As a trial attorney, people often share their jury duty stories with me. I love to hear them, and I love the insight they allow me. Part of the reason is that it gives me more to think about when questioning potential jurors in my trials; the other reason is simply because I will likely never get to serve on a jury. 

In Oklahoma, a practicing attorney cannot sit on a jury. Moreover, even after I retire and put my license on inactive status I still probably won't get the opportunity to serve on a jury. I find it hard to believe that any attorney, whether litigating a criminal trial or a civil trial, would want a former trial attorney critiquing the case. There is simply too much risk that a person with that kind of insight into the system might unfairly disturb the balance necessary to achieve a truly unanimous verdict. Oh well. Such is life.

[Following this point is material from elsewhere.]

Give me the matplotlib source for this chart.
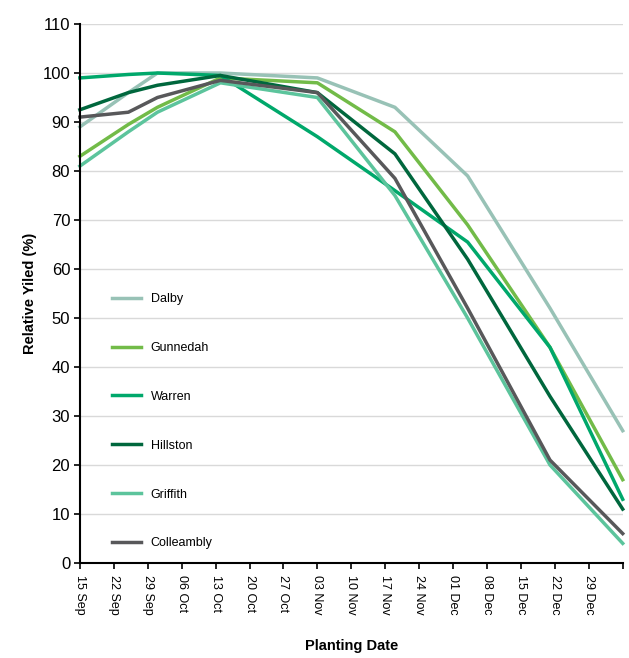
import matplotlib
matplotlib.use("Agg")
import matplotlib.pyplot as plt
import matplotlib.transforms as mtransforms

plt.rcParams["font.family"] = ["Liberation Sans", "DejaVu Sans"]

# days after 15 Sep for each plotted point
plant_days = [0, 10, 16, 29, 49, 65, 80, 97, 112]

sites = ["Dalby", "Gunnedah", "Warren", "Hillston", "Griffith", "Colleambly"]
dalby = [89, 96, 100, 100, 99, 93, 79, 52, 27]
gunnedah = [83, 89.5, 93, 99, 98, 88, 69, 44, 17]
warren = [99, 99.7, 100, 99.5, 87, 76, 65.5, 44, 13]
hillston = [92.5, 96, 97.5, 99.5, 96, 83.5, 62, 34, 11]
griffith = [81, 88, 92, 98, 95, 75, 50, 20, 4]
colleambly = [91, 92, 95, 98.5, 96, 78.5, 52, 21, 6]

tick_labels = ["15 Sep", "22 Sep", "29 Sep", "06 Oct", "13 Oct", "20 Oct",
               "27 Oct", "03 Nov", "10 Nov", "17 Nov", "24 Nov", "01 Dec",
               "08 Dec", "15 Dec", "22 Dec", "29 Dec"]

colors = ["#98c2b6", "#72bb48", "#00a86b", "#00673d", "#5cc49c", "#58585a"]

fig = plt.figure(figsize=(6.29, 6.58), dpi=100)
ax = fig.add_axes([0.127, 0.1444, 0.863, 0.8191])

series = [dalby, gunnedah, warren, hillston, griffith, colleambly]
for name, vals, c in zip(sites, series, colors):
    ax.plot(plant_days, vals, color=c, lw=2.5, label=name,
            solid_joinstyle="round", clip_on=False)

ax.set_xlim(0, 112)
ax.set_ylim(0, 110)
ax.set_yticks(range(0, 111, 10))
ax.set_xticks(range(0, 113, 7))
ax.set_xticklabels(tick_labels + [""], rotation=-90, fontsize=9,
                   va="top", ha="center")
offset = mtransforms.ScaledTranslation(0.08, 0, fig.dpi_scale_trans)
for lab in ax.get_xticklabels():
    lab.set_transform(lab.get_transform() + offset)

ax.tick_params(axis="y", labelsize=12, length=4, width=1.2, pad=3)
ax.tick_params(axis="x", length=4, width=1.2, pad=5)
ax.yaxis.grid(True, color="#d9d9d9", lw=1)
ax.set_axisbelow(True)
for s in ["top", "right"]:
    ax.spines[s].set_visible(False)
for s in ["left", "bottom"]:
    ax.spines[s].set_linewidth(1.5)

ax.set_ylabel("Relative Yiled (%)", fontsize=10.5, fontweight="bold", labelpad=4)
ax.set_xlabel("Planting Date", fontsize=10.5, fontweight="bold", labelpad=17)

ax.legend(loc="upper left", bbox_to_anchor=(0.05, 0.51), frameon=False,
          fontsize=9, labelspacing=2.95, handlelength=2.3,
          handletextpad=0.8, borderaxespad=0)

fig.savefig("out.png", dpi=100)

So, what are the qualifications for sitting on a jury in Oklahoma? If you are a U.S. citizen over the age of 18, and if you live in the county in which you are summoned to serve, you are technically qualified. There may be reasons why you are not good jury duty candidate for a specific type of case, but that is completely dependent on your specific situation and background.

The easier question is, "Who is not qualified to set on a jury in Oklahoma?" Here is a list of those who cannot serve on jury duty:

  • Anyone who works in law enforcement, either state of federal, and has custody at any time of prisoners can only sit on a civil jury;
  • Sheriffs and deputy sheriffs;
  • District Court Judges;
  • Judges serving on the Court of Criminal Appeals or the Court of Civil Appeals; 
  • Justices of the Oklahoma Supreme Court;
  • Legislators during session or while involved in state business;
  • Licensed attorneys currently engaged in the practice of law; and
  • Anyone who has been convicted of a felony or who has served a term of imprisonment in any state or federal penitentiary unless granted a pardon.

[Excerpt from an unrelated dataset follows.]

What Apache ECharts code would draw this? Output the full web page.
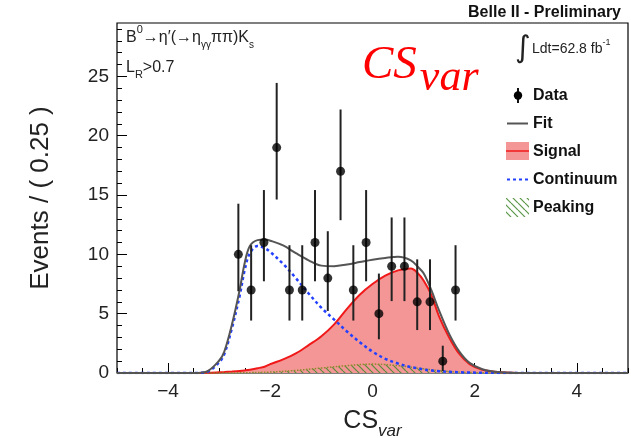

There are also a few other exceptions to those normally required to serve jury duty. People over the age of 70 can request release from their jury summons. Also, citizens who can show that jury duty would present a substantial hardship may be released from jury duty at the discretion of the court.

Regardless of your situation though, don't shy away from jury duty. I know it takes folks away from their families and jobs, but the task and responsibility is incredibly important to our judicial system. Juries are the final gate keepers to justice, afterall.